Running directly counter to “green chemistry” companies like one funded in November Novomer, some in the chemical industry are exploring gasifying coal into methanol, which is a step away from the building blocks of bulk chemicals, ethylene and propylene. The economics seem to indicate that crude oil over $50 a barrel will make coal an economical option.
The problem with the process is that it generates a lot of CO2. While the article doesn’t go in-depth on coal-to-liquids technology, environmental groups, and the National Resources Defense Council, are convinced that CTL is a disaster, if the point is to reduce greenhouse gas emissions.

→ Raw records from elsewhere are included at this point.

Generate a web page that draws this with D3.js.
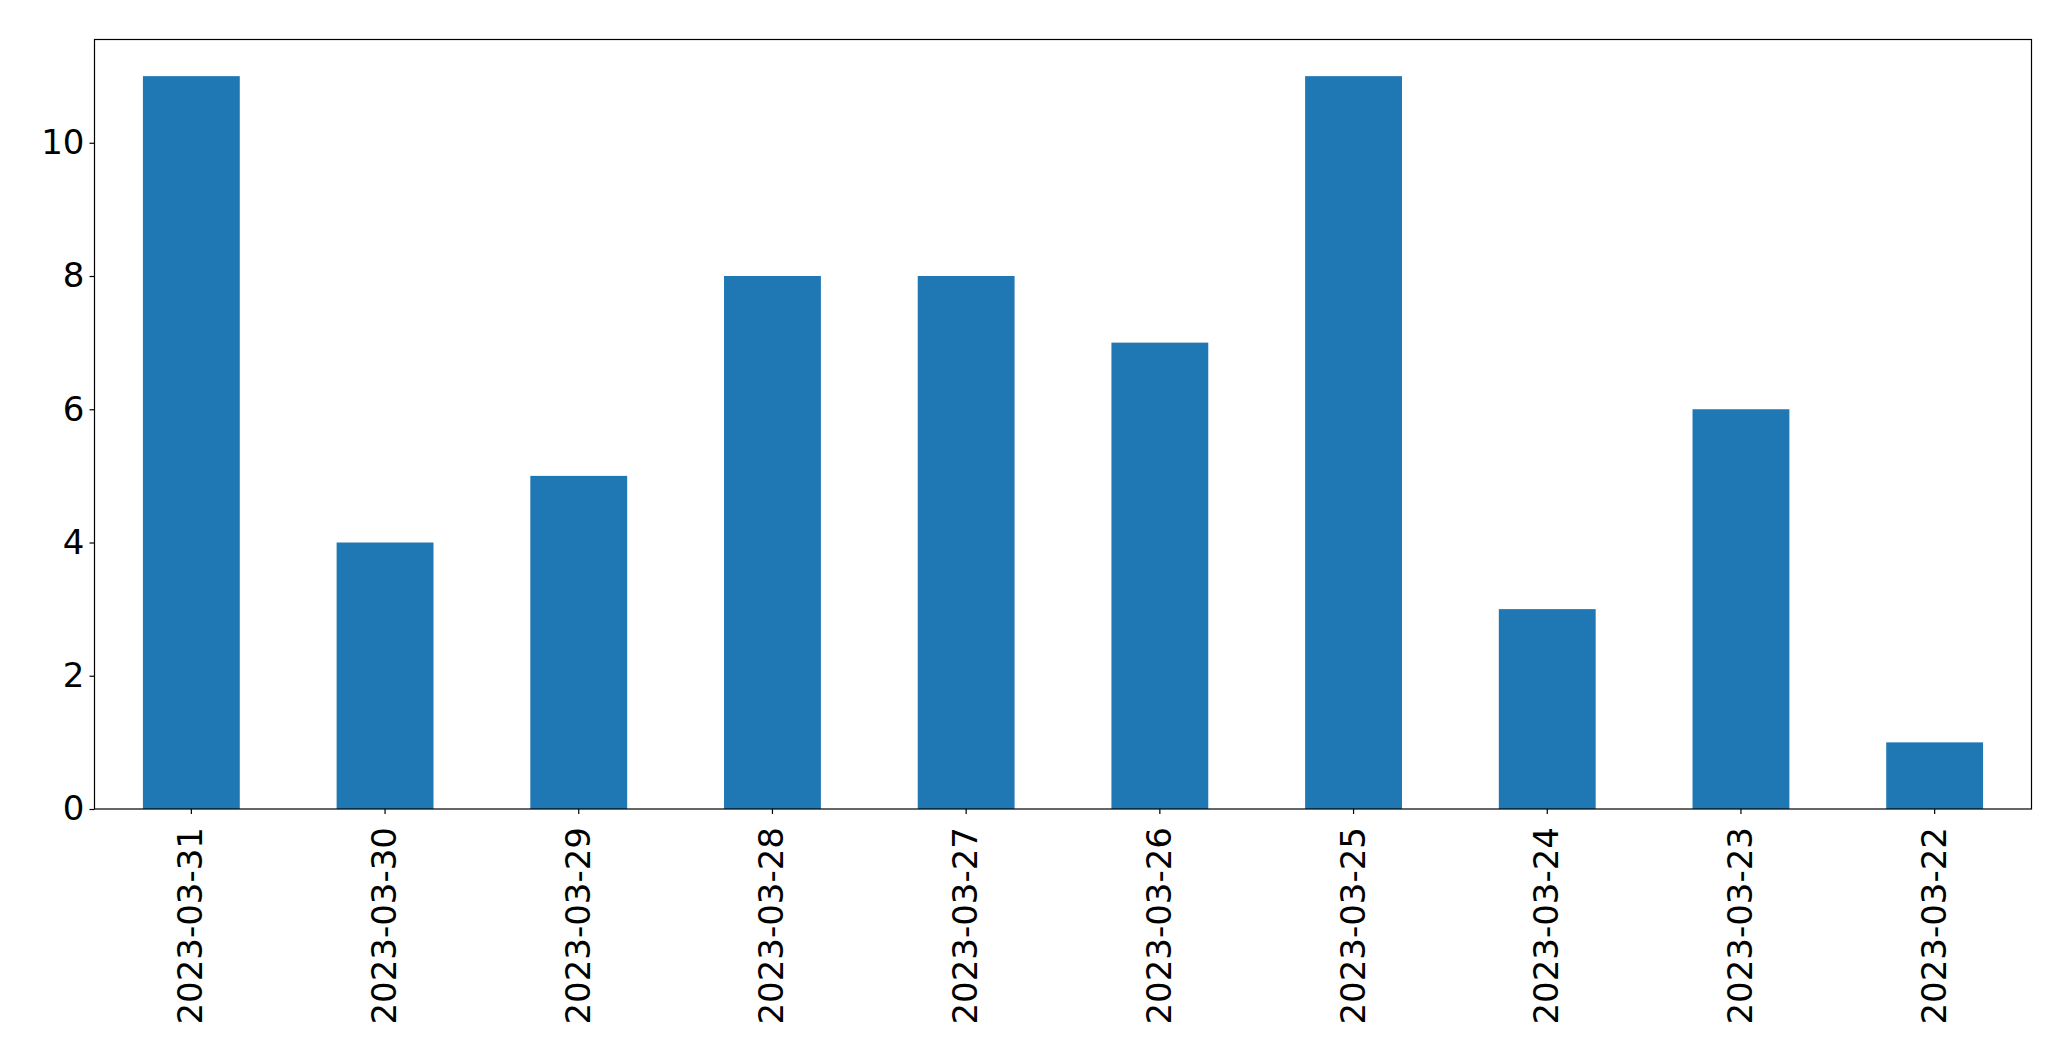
<!DOCTYPE html>
<html><head><meta charset="utf-8">
<script src="https://cdn.jsdelivr.net/npm/d3@7"></script>
<style>body{margin:0;background:#fff}text{font-family:"DejaVu Sans",sans-serif}</style>
</head><body><svg id="c" width="2071" height="1061"></svg>
<script>
const categories = ["2023-03-31","2023-03-30","2023-03-29","2023-03-28","2023-03-27","2023-03-26","2023-03-25","2023-03-24","2023-03-23","2023-03-22"];
const values = [11,4,5,8,8,7,11,3,6,1];
const yTicks = [0,2,4,6,8,10];

const svg = d3.select("#c");
const L = 94.5, R = 2031.5, T = 39.5, B = 809;
const x = d3.scaleBand().domain(categories).range([L, R]).paddingInner(0.5).paddingOuter(0.25);
const y = d3.scaleLinear().domain([0, d3.max(values) * 1.05]).range([B, T]);

svg.append("g").selectAll("rect").data(values).join("rect")
  .attr("x", (d, i) => x(categories[i]))
  .attr("width", x.bandwidth())
  .attr("y", d => y(d))
  .attr("height", d => y(0) - y(d))
  .attr("fill", "#1f77b4");

const fs = 34;
const yAxis = svg.append("g").attr("transform", `translate(${L},0)`)
  .call(d3.axisLeft(y).tickValues(yTicks).tickFormat(d3.format("d")).tickSize(5).tickPadding(5));
yAxis.select(".domain").remove();
yAxis.selectAll("text").attr("font-size", fs).attr("fill", "#000").style("font-family", '"DejaVu Sans"');
yAxis.selectAll("line").attr("stroke", "#000").attr("stroke-width", 1.2);

const xAxis = svg.append("g").attr("transform", `translate(0,${B})`)
  .call(d3.axisBottom(x).tickSize(5).tickPadding(0));
xAxis.select(".domain").remove();
xAxis.selectAll("line").attr("stroke", "#000").attr("stroke-width", 1.2);
xAxis.selectAll("text").attr("font-size", fs).attr("fill", "#000").style("font-family", '"DejaVu Sans"')
  .attr("text-anchor", "end").attr("dy", null).attr("y", 0)
  .attr("transform", "translate(11,18) rotate(-90)");

svg.append("rect").attr("x", L).attr("y", T).attr("width", R - L).attr("height", B - T)
  .attr("fill", "none").attr("stroke", "#000").attr("stroke-width", 1.2);
</script></body></html>
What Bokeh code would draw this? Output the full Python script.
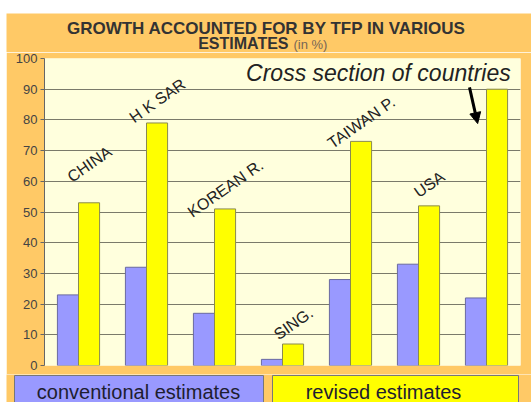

It’s too bad, too, as the chemical industry has actually been one of the better industries from an emissions perspective. While US businesses have essentially held their absolute CO2 emissions steady since 1990, they are still pumping around 77 million metric tons (PDF) of CO2 into the atmosphere. (For comparison, California’s total emission are about 500 million metric tons of CO2 equivalent.) Not bad for an enormous industry that in the US alone produces more than $600 billion a year worth of products that appear in 96% of manufactured goods, according to a chemical industry presentation (PDF).
What this highlights for me is that even with green technology steadily gaining ground and funding, we still need to make emitting carbon dioxide more expensive through regulation. Right now, the risk of CO2 regulation is all that is keeping some of these dirty responses to the rising cost of oil from becoming established.
As Dave Witte, executive vice president of strategy consulting for the Houston-based consulting firm Chemical Market Associates Inc, told C&EN, “One of the big disadvantages of coal is that you make CO2… Even if it isn’t a hit today, it could be at some point in the future if carbon taxes are enacted.”
Still, the distress of the chemical industry could be a big opportunity for a biogas company. Methane is a major feedstock, and isolating it, say from agricultural waste streams, could be an immediate business if it can gain the scale needed by such a huge industry.